Aumentos de impostos destinados a gastos correntes do governo (os que não são investimentos) contêm a expansão da capacidade produtiva no setor público e no privado. Isenções de impostos limitadas podem ter efeito quase nulo sobre o aumento da capacidade produtiva (investimentos) e podem conter a queda da taxa de juros (pois o governo tende a ficar no vermelho). Juro menor incentiva o investimento e beneficia mais gente que isenções localizadas de impostos.
O BC poderia ter reduzido os juros mais depressa? Sim, e ainda pode. Com menos juros e gastos correntes (salários, INSS etc.), a dívida, as taxas de juros e os pagamentos de juros cairiam mais rapidamente.

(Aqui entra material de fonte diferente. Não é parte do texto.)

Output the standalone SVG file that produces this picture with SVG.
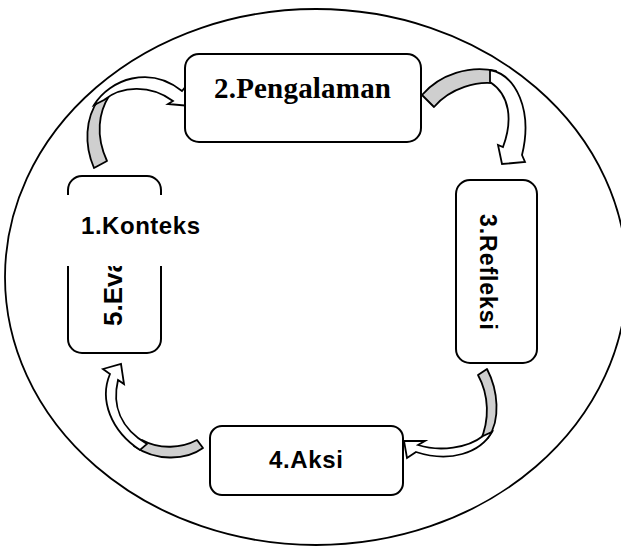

Há algo a fazer já, além disso? Sim. Há dezenas de bilhões de reais em investimentos parados devido a idiotices burocráticas, falta de regras e inércia administrativa do governo.
Destravar tais investimentos seria a medida de efeito mais concreto e imediato que o governo pode tomar. Baixar impostos agora é uma medida conservadora, que tende a impedir investimentos sociais (água limpa, esgotos, educação) e piorar a qualidade do gasto público total.
Importa, já, conter a despesa: em juros, salários, INSS, cartilhas do Gushiken, em tudo. E pensar no longo prazo: educação, melhoria social estrutural por meio de investimento público e em como o Estado pode ajudar as empresas a se tornarem mais produtivas e tecnológicas. O resto parece pirotecnia.